While we all dream of living a debt-free life, there aren’t many people who can afford to buy a house or pay for a university education with saved-up cash alone, for example.
What is good debt?
Good debt is the kind of debt that is an investment and will grow in value or help to generate long-term income. For example, a student loan – these loans generally have a low interest rate compared to other types of debt, plus the money enables you to study, increase your value in the workplace and ultimately raise your potential income.

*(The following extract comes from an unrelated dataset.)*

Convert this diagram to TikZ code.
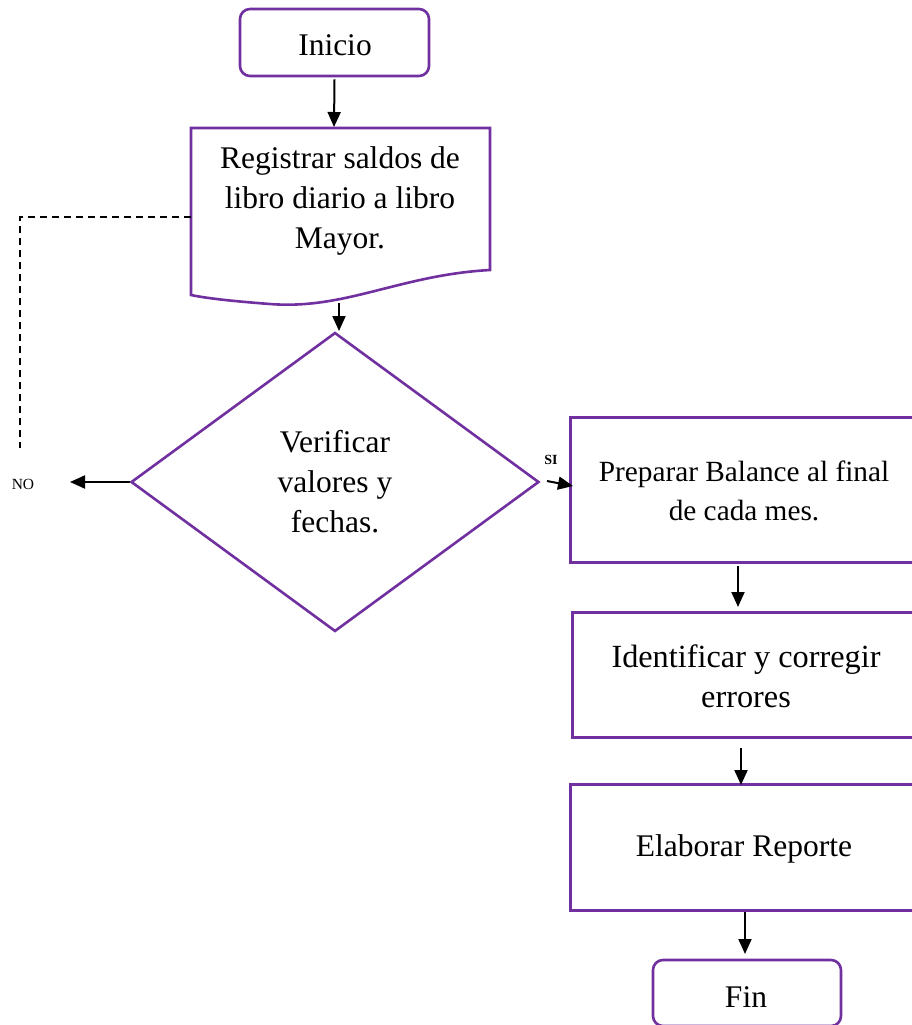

Taking out a bond in order to buy a property is also considered good debt. With low interest rates, and as long as you choose the property wisely, it should grow in value so that when you have paid off the loan, you have an asset worth more than what you originally paid for (including the interest on the bond).
What is bad debt?
Bad debt is classified as debt that cannot be recovered. In other words, debt incurred to buy things that quickly lose their value and do not generate long-term income. This debt carries higher-interest rates, such as credit card debt, debt incurred to go on holiday and store accounts.
It’s important to remember that too much debt of any kind – good or bad – will leave you heading straight for a financial disaster. If you are in a position to take on debt for a good reason, do a thorough financial assessment to ensure you can afford the repayments. Always read the terms and conditions of the loan to avoid signing on for extras that you don’t want and can’t afford.
If you’re considering a store card or another credit card, tell yourself that if you can’t afford it and don’t need it, you shouldn’t buy it.